Take polling data for elections. When it’s reported that a political party is currently getting a specified level of support (say 37%), with an accuracy of plus or minus some amount (say 2%), they normally state that the results are true 19 times out of 20 (that’s a 95% confidence level). This means that if they were to repeat the polling 20 times, the true level of support for that political party would fall within 19 intervals out of 20. It does not mean that there’s a 95% chance that the true level of support for that political party is within the range of support being quoted (35 to 39%) in that specific poll.
The intervals, they are a changin’
The point is that the probability statement is about the interval, not the parameter. Let’s say you’re building a confidence interval of the mean. The population mean is an unknown constant, not a random variable. The random variables are the sample mean and sample variance used to build the interval, which vary between experiments. In other words it is the interval that varies and which can be considered a “random variable” of sorts. Once values for the sample mean and sample variance have been calculated for an interval, it’s not correct to make probability statements about the population mean—that would imply that it’s a random variable. The population mean is a constant that either is or isn’t in the interval.

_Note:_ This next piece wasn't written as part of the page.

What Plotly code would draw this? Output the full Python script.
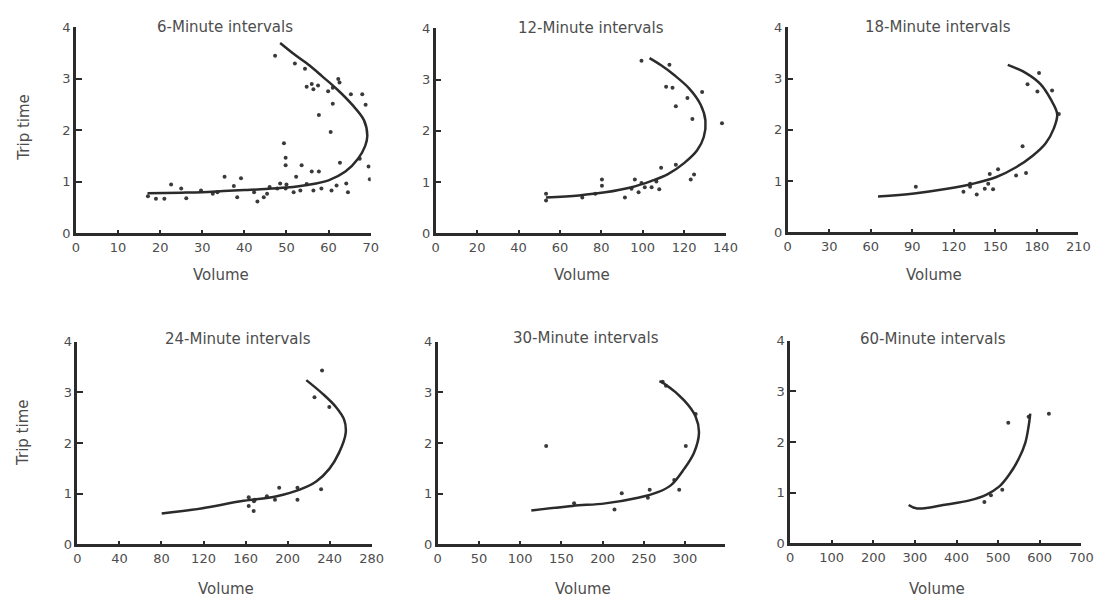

Another point to keep in mind is that all values in a confidence interval are plausible. So although support for a political party may be at 37% (as in the previous example), with an accuracy of plus or minus 2% the true level of support at the time of polling could be anything from 35 to 39% (with a confidence of 95%). And if you want to compare the level of support between two parties, in general you don’t want much overlap (for statistical significance at the 5% level the overlap should be no more than 1% support in our example).